## Given exercise
Skip any picture you find and retype all the remaining lines exactly.

## Provided information
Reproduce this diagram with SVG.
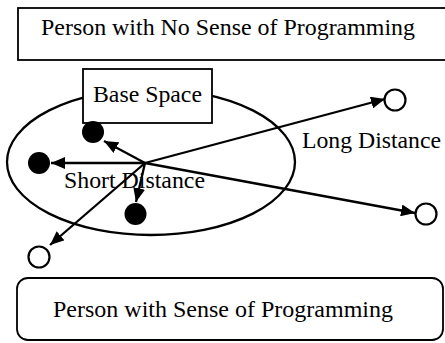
<svg xmlns="http://www.w3.org/2000/svg" width="445" height="343" viewBox="0 0 445 343">
  <style>
    .box { fill: #fff; stroke: #000; stroke-width: 1.8; }
    .lbl { font-family: "Liberation Serif", "Times New Roman", serif; font-size: 23px; fill: #000; }
    .edge { stroke: #000; stroke-width: 2.3; fill: none; marker-end: url(#head); }
    .solid { fill: #000; }
    .hollow { fill: #fff; stroke: #000; stroke-width: 2.2; }
  </style>
  <defs>
    <marker id="head" markerUnits="userSpaceOnUse" markerWidth="14" markerHeight="12" refX="14" refY="6" orient="auto">
      <path d="M0,0 L14,6 L0,12 z" fill="#000"/>
    </marker>
  </defs>
  <rect width="445" height="343" fill="#fff"/>

  <g id="no-sense">
    <rect class="box" x="18" y="8" width="440" height="52"/>
    <text class="lbl" x="41" y="35" textLength="374" lengthAdjust="spacingAndGlyphs">Person with No Sense of Programming</text>
  </g>

  <g id="region">
    <ellipse cx="151" cy="162" rx="144" ry="73" fill="none" stroke="#000" stroke-width="2.3"/>
  </g>

  <g id="base-space">
    <rect class="box" x="83" y="69" width="129" height="54"/>
    <text class="lbl" x="93" y="101.5" textLength="109" lengthAdjust="spacingAndGlyphs">Base Space</text>
  </g>

  <g id="near-1"><circle class="solid" cx="93" cy="132" r="11"/></g>
  <g id="near-2"><circle class="solid" cx="39" cy="163" r="11"/></g>
  <g id="near-3"><circle class="solid" cx="135.5" cy="214" r="11"/></g>
  <g id="far-1"><circle class="hollow" cx="395" cy="100" r="10.5"/></g>
  <g id="far-2"><circle class="hollow" cx="426" cy="214" r="10.5"/></g>
  <g id="far-3"><circle class="hollow" cx="39" cy="257" r="10.5"/></g>

  <g id="connectors">
    <line class="edge" x1="145" y1="163" x2="104" y2="141"/>
    <line class="edge" x1="145" y1="163" x2="51" y2="163"/>
    <line class="edge" x1="145" y1="163" x2="136" y2="202"/>
    <line class="edge" x1="145" y1="163" x2="50" y2="245"/>
    <line class="edge" x1="145" y1="163" x2="385" y2="99"/>
    <line class="edge" x1="145" y1="163" x2="415" y2="213"/>
  </g>

  <g id="labels">
    <text class="lbl" x="302" y="148" textLength="139" lengthAdjust="spacingAndGlyphs">Long Distance</text>
    <text class="lbl" x="64" y="188" textLength="141" lengthAdjust="spacingAndGlyphs">Short Distance</text>
  </g>

  <g id="with-sense">
    <rect class="box" x="17" y="278" width="426" height="62" rx="11"/>
    <text class="lbl" x="53" y="317" textLength="340" lengthAdjust="spacingAndGlyphs">Person with Sense of Programming</text>
  </g>
</svg>
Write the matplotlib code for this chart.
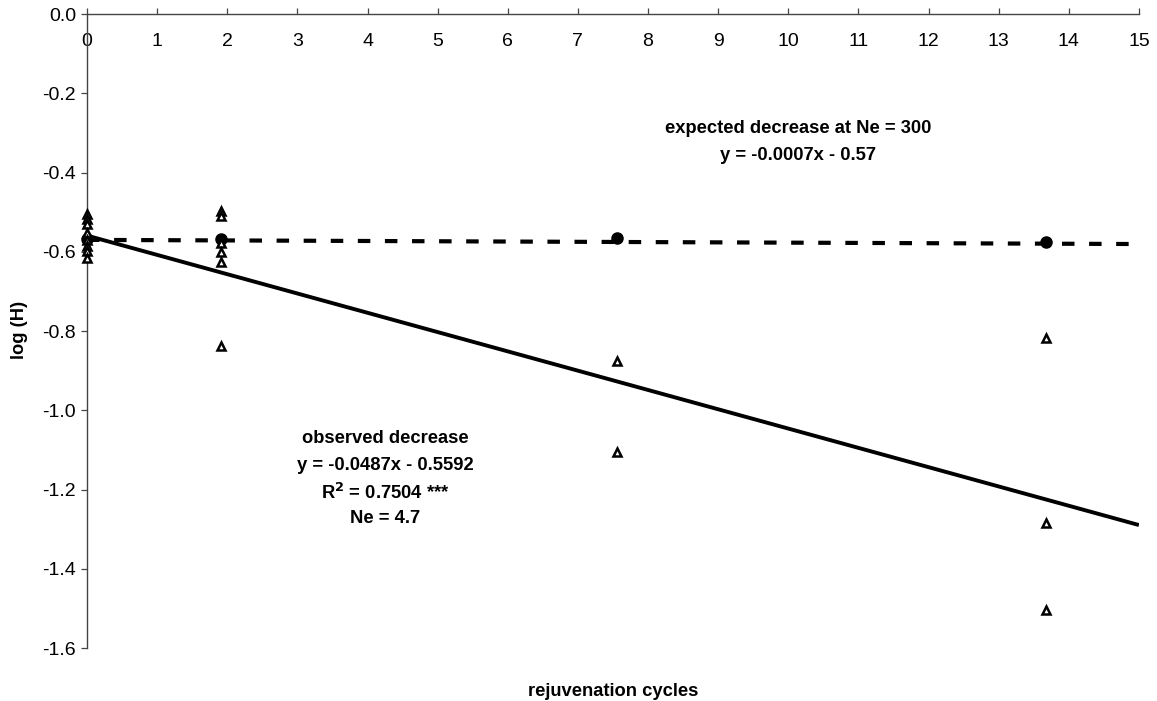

## Solution
Reproduce this diagram with SVG.
<svg xmlns="http://www.w3.org/2000/svg" width="445" height="343" viewBox="0 0 445 343">
  <style>
    .box { fill: #fff; stroke: #000; stroke-width: 1.8; }
    .lbl { font-family: "Liberation Serif", "Times New Roman", serif; font-size: 23px; fill: #000; }
    .edge { stroke: #000; stroke-width: 2.3; fill: none; marker-end: url(#head); }
    .solid { fill: #000; }
    .hollow { fill: #fff; stroke: #000; stroke-width: 2.2; }
  </style>
  <defs>
    <marker id="head" markerUnits="userSpaceOnUse" markerWidth="14" markerHeight="12" refX="14" refY="6" orient="auto">
      <path d="M0,0 L14,6 L0,12 z" fill="#000"/>
    </marker>
  </defs>
  <rect width="445" height="343" fill="#fff"/>

  <g id="no-sense">
    <rect class="box" x="18" y="8" width="440" height="52"/>
    <text class="lbl" x="41" y="35" textLength="374" lengthAdjust="spacingAndGlyphs">Person with No Sense of Programming</text>
  </g>

  <g id="region">
    <ellipse cx="151" cy="162" rx="144" ry="73" fill="none" stroke="#000" stroke-width="2.3"/>
  </g>

  <g id="base-space">
    <rect class="box" x="83" y="69" width="129" height="54"/>
    <text class="lbl" x="93" y="101.5" textLength="109" lengthAdjust="spacingAndGlyphs">Base Space</text>
  </g>

  <g id="near-1"><circle class="solid" cx="93" cy="132" r="11"/></g>
  <g id="near-2"><circle class="solid" cx="39" cy="163" r="11"/></g>
  <g id="near-3"><circle class="solid" cx="135.5" cy="214" r="11"/></g>
  <g id="far-1"><circle class="hollow" cx="395" cy="100" r="10.5"/></g>
  <g id="far-2"><circle class="hollow" cx="426" cy="214" r="10.5"/></g>
  <g id="far-3"><circle class="hollow" cx="39" cy="257" r="10.5"/></g>

  <g id="connectors">
    <line class="edge" x1="145" y1="163" x2="104" y2="141"/>
    <line class="edge" x1="145" y1="163" x2="51" y2="163"/>
    <line class="edge" x1="145" y1="163" x2="136" y2="202"/>
    <line class="edge" x1="145" y1="163" x2="50" y2="245"/>
    <line class="edge" x1="145" y1="163" x2="385" y2="99"/>
    <line class="edge" x1="145" y1="163" x2="415" y2="213"/>
  </g>

  <g id="labels">
    <text class="lbl" x="302" y="148" textLength="139" lengthAdjust="spacingAndGlyphs">Long Distance</text>
    <text class="lbl" x="64" y="188" textLength="141" lengthAdjust="spacingAndGlyphs">Short Distance</text>
  </g>

  <g id="with-sense">
    <rect class="box" x="17" y="278" width="426" height="62" rx="11"/>
    <text class="lbl" x="53" y="317" textLength="340" lengthAdjust="spacingAndGlyphs">Person with Sense of Programming</text>
  </g>
</svg>
Write the matplotlib code for this chart.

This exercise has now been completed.